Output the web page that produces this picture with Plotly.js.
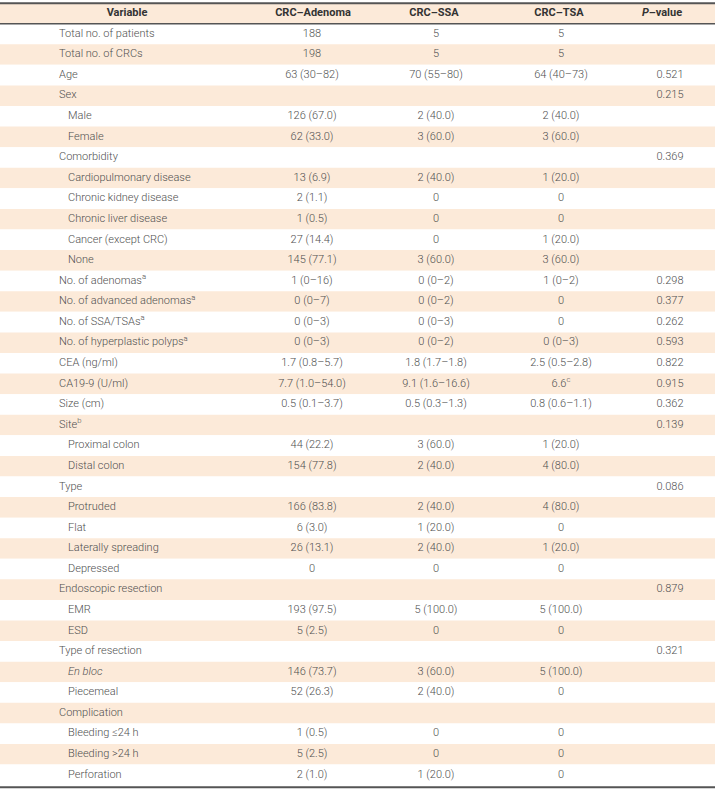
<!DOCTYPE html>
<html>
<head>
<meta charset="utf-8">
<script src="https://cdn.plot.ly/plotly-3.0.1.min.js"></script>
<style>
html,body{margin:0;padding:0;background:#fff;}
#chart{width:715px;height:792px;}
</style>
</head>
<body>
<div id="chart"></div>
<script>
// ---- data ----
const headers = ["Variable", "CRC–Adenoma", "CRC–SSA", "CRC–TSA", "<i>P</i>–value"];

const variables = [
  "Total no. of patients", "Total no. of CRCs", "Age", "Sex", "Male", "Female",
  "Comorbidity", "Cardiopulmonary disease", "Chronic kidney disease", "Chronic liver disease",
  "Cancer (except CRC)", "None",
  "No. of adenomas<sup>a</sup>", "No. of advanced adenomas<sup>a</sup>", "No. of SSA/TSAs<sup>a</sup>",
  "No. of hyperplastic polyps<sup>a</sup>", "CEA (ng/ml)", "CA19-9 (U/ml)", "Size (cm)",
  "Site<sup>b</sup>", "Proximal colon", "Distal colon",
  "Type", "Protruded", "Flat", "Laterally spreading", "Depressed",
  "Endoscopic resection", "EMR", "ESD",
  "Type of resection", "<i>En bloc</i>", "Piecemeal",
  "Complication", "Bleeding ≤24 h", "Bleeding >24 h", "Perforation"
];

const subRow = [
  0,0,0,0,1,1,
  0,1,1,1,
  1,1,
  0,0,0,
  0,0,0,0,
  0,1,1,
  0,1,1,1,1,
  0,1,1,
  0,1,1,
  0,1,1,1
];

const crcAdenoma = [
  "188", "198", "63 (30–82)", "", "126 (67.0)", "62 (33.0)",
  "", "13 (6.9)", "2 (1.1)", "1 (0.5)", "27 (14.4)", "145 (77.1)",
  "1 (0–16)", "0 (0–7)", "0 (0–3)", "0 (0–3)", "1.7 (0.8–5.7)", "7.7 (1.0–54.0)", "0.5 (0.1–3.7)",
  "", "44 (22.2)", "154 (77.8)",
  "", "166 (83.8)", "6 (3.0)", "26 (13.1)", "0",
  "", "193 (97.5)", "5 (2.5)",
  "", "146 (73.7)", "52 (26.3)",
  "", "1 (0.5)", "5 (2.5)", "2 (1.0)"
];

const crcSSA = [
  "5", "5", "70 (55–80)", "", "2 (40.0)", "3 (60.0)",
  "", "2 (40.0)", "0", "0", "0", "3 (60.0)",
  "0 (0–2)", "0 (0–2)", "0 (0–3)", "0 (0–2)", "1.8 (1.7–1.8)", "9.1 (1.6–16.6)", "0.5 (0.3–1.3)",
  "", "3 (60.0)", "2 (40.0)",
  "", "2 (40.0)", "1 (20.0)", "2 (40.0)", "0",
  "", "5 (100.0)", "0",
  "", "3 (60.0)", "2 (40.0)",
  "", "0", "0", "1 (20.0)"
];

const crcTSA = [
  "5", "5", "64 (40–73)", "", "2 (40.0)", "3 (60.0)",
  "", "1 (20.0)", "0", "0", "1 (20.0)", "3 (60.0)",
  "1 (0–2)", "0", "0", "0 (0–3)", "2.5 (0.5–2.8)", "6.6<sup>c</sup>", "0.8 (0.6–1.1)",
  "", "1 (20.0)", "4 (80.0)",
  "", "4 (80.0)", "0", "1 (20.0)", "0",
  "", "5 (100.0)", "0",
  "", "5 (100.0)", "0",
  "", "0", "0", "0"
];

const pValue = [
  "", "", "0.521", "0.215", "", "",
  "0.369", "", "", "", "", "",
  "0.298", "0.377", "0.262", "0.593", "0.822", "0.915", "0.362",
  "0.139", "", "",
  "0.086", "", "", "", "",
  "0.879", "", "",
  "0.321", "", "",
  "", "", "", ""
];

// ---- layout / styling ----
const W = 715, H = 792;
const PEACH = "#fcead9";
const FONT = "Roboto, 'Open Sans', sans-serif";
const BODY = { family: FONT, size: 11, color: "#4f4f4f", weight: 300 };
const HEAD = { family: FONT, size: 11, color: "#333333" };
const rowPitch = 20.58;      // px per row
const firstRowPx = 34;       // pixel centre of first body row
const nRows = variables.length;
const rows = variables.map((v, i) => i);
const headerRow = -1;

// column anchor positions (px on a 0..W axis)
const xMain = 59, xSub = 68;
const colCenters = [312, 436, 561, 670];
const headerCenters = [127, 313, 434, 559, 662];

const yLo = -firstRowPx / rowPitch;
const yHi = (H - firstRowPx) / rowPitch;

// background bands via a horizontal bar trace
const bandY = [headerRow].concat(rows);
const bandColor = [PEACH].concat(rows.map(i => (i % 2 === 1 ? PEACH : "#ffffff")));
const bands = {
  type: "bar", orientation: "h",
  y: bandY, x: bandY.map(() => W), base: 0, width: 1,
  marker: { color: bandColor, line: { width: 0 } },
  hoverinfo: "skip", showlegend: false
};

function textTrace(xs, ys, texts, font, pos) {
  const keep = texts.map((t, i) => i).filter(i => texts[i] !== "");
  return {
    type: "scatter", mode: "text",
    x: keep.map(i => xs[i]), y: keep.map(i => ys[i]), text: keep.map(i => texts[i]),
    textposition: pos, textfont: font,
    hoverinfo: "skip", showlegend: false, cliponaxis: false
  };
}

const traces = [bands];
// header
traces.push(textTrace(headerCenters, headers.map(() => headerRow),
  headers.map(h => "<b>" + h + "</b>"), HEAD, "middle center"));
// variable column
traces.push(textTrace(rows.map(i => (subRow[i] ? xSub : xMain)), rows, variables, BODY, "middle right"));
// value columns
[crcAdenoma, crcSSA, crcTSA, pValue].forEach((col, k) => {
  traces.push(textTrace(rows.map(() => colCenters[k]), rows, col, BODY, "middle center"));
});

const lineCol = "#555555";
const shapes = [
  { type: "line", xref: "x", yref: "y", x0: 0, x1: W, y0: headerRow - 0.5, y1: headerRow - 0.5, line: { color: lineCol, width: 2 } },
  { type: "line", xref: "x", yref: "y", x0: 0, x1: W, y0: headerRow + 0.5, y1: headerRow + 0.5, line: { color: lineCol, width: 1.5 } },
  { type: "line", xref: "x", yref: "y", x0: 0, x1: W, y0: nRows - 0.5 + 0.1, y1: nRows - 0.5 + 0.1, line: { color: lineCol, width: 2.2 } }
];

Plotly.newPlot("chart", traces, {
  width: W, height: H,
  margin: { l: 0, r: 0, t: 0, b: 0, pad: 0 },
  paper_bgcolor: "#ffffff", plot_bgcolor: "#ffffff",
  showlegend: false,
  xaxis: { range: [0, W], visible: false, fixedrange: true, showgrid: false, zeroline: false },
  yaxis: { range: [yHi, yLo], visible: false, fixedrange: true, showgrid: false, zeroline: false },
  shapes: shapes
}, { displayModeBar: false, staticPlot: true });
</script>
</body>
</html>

***

__WHAT NEEDS TO BE DONE__: All the lines above are to be reproduced exactly, except the pictures.

__WRITTEN REPLY__:
Output the web page that produces this picture with Plotly.js.
<!DOCTYPE html>
<html>
<head>
<meta charset="utf-8">
<script src="https://cdn.plot.ly/plotly-3.0.1.min.js"></script>
<style>
html,body{margin:0;padding:0;background:#fff;}
#chart{width:715px;height:792px;}
</style>
</head>
<body>
<div id="chart"></div>
<script>
// ---- data ----
const headers = ["Variable", "CRC–Adenoma", "CRC–SSA", "CRC–TSA", "<i>P</i>–value"];

const variables = [
  "Total no. of patients", "Total no. of CRCs", "Age", "Sex", "Male", "Female",
  "Comorbidity", "Cardiopulmonary disease", "Chronic kidney disease", "Chronic liver disease",
  "Cancer (except CRC)", "None",
  "No. of adenomas<sup>a</sup>", "No. of advanced adenomas<sup>a</sup>", "No. of SSA/TSAs<sup>a</sup>",
  "No. of hyperplastic polyps<sup>a</sup>", "CEA (ng/ml)", "CA19-9 (U/ml)", "Size (cm)",
  "Site<sup>b</sup>", "Proximal colon", "Distal colon",
  "Type", "Protruded", "Flat", "Laterally spreading", "Depressed",
  "Endoscopic resection", "EMR", "ESD",
  "Type of resection", "<i>En bloc</i>", "Piecemeal",
  "Complication", "Bleeding ≤24 h", "Bleeding >24 h", "Perforation"
];

const subRow = [
  0,0,0,0,1,1,
  0,1,1,1,
  1,1,
  0,0,0,
  0,0,0,0,
  0,1,1,
  0,1,1,1,1,
  0,1,1,
  0,1,1,
  0,1,1,1
];

const crcAdenoma = [
  "188", "198", "63 (30–82)", "", "126 (67.0)", "62 (33.0)",
  "", "13 (6.9)", "2 (1.1)", "1 (0.5)", "27 (14.4)", "145 (77.1)",
  "1 (0–16)", "0 (0–7)", "0 (0–3)", "0 (0–3)", "1.7 (0.8–5.7)", "7.7 (1.0–54.0)", "0.5 (0.1–3.7)",
  "", "44 (22.2)", "154 (77.8)",
  "", "166 (83.8)", "6 (3.0)", "26 (13.1)", "0",
  "", "193 (97.5)", "5 (2.5)",
  "", "146 (73.7)", "52 (26.3)",
  "", "1 (0.5)", "5 (2.5)", "2 (1.0)"
];

const crcSSA = [
  "5", "5", "70 (55–80)", "", "2 (40.0)", "3 (60.0)",
  "", "2 (40.0)", "0", "0", "0", "3 (60.0)",
  "0 (0–2)", "0 (0–2)", "0 (0–3)", "0 (0–2)", "1.8 (1.7–1.8)", "9.1 (1.6–16.6)", "0.5 (0.3–1.3)",
  "", "3 (60.0)", "2 (40.0)",
  "", "2 (40.0)", "1 (20.0)", "2 (40.0)", "0",
  "", "5 (100.0)", "0",
  "", "3 (60.0)", "2 (40.0)",
  "", "0", "0", "1 (20.0)"
];

const crcTSA = [
  "5", "5", "64 (40–73)", "", "2 (40.0)", "3 (60.0)",
  "", "1 (20.0)", "0", "0", "1 (20.0)", "3 (60.0)",
  "1 (0–2)", "0", "0", "0 (0–3)", "2.5 (0.5–2.8)", "6.6<sup>c</sup>", "0.8 (0.6–1.1)",
  "", "1 (20.0)", "4 (80.0)",
  "", "4 (80.0)", "0", "1 (20.0)", "0",
  "", "5 (100.0)", "0",
  "", "5 (100.0)", "0",
  "", "0", "0", "0"
];

const pValue = [
  "", "", "0.521", "0.215", "", "",
  "0.369", "", "", "", "", "",
  "0.298", "0.377", "0.262", "0.593", "0.822", "0.915", "0.362",
  "0.139", "", "",
  "0.086", "", "", "", "",
  "0.879", "", "",
  "0.321", "", "",
  "", "", "", ""
];

// ---- layout / styling ----
const W = 715, H = 792;
const PEACH = "#fcead9";
const FONT = "Roboto, 'Open Sans', sans-serif";
const BODY = { family: FONT, size: 11, color: "#4f4f4f", weight: 300 };
const HEAD = { family: FONT, size: 11, color: "#333333" };
const rowPitch = 20.58;      // px per row
const firstRowPx = 34;       // pixel centre of first body row
const nRows = variables.length;
const rows = variables.map((v, i) => i);
const headerRow = -1;

// column anchor positions (px on a 0..W axis)
const xMain = 59, xSub = 68;
const colCenters = [312, 436, 561, 670];
const headerCenters = [127, 313, 434, 559, 662];

const yLo = -firstRowPx / rowPitch;
const yHi = (H - firstRowPx) / rowPitch;

// background bands via a horizontal bar trace
const bandY = [headerRow].concat(rows);
const bandColor = [PEACH].concat(rows.map(i => (i % 2 === 1 ? PEACH : "#ffffff")));
const bands = {
  type: "bar", orientation: "h",
  y: bandY, x: bandY.map(() => W), base: 0, width: 1,
  marker: { color: bandColor, line: { width: 0 } },
  hoverinfo: "skip", showlegend: false
};

function textTrace(xs, ys, texts, font, pos) {
  const keep = texts.map((t, i) => i).filter(i => texts[i] !== "");
  return {
    type: "scatter", mode: "text",
    x: keep.map(i => xs[i]), y: keep.map(i => ys[i]), text: keep.map(i => texts[i]),
    textposition: pos, textfont: font,
    hoverinfo: "skip", showlegend: false, cliponaxis: false
  };
}

const traces = [bands];
// header
traces.push(textTrace(headerCenters, headers.map(() => headerRow),
  headers.map(h => "<b>" + h + "</b>"), HEAD, "middle center"));
// variable column
traces.push(textTrace(rows.map(i => (subRow[i] ? xSub : xMain)), rows, variables, BODY, "middle right"));
// value columns
[crcAdenoma, crcSSA, crcTSA, pValue].forEach((col, k) => {
  traces.push(textTrace(rows.map(() => colCenters[k]), rows, col, BODY, "middle center"));
});

const lineCol = "#555555";
const shapes = [
  { type: "line", xref: "x", yref: "y", x0: 0, x1: W, y0: headerRow - 0.5, y1: headerRow - 0.5, line: { color: lineCol, width: 2 } },
  { type: "line", xref: "x", yref: "y", x0: 0, x1: W, y0: headerRow + 0.5, y1: headerRow + 0.5, line: { color: lineCol, width: 1.5 } },
  { type: "line", xref: "x", yref: "y", x0: 0, x1: W, y0: nRows - 0.5 + 0.1, y1: nRows - 0.5 + 0.1, line: { color: lineCol, width: 2.2 } }
];

Plotly.newPlot("chart", traces, {
  width: W, height: H,
  margin: { l: 0, r: 0, t: 0, b: 0, pad: 0 },
  paper_bgcolor: "#ffffff", plot_bgcolor: "#ffffff",
  showlegend: false,
  xaxis: { range: [0, W], visible: false, fixedrange: true, showgrid: false, zeroline: false },
  yaxis: { range: [yHi, yLo], visible: false, fixedrange: true, showgrid: false, zeroline: false },
  shapes: shapes
}, { displayModeBar: false, staticPlot: true });
</script>
</body>
</html>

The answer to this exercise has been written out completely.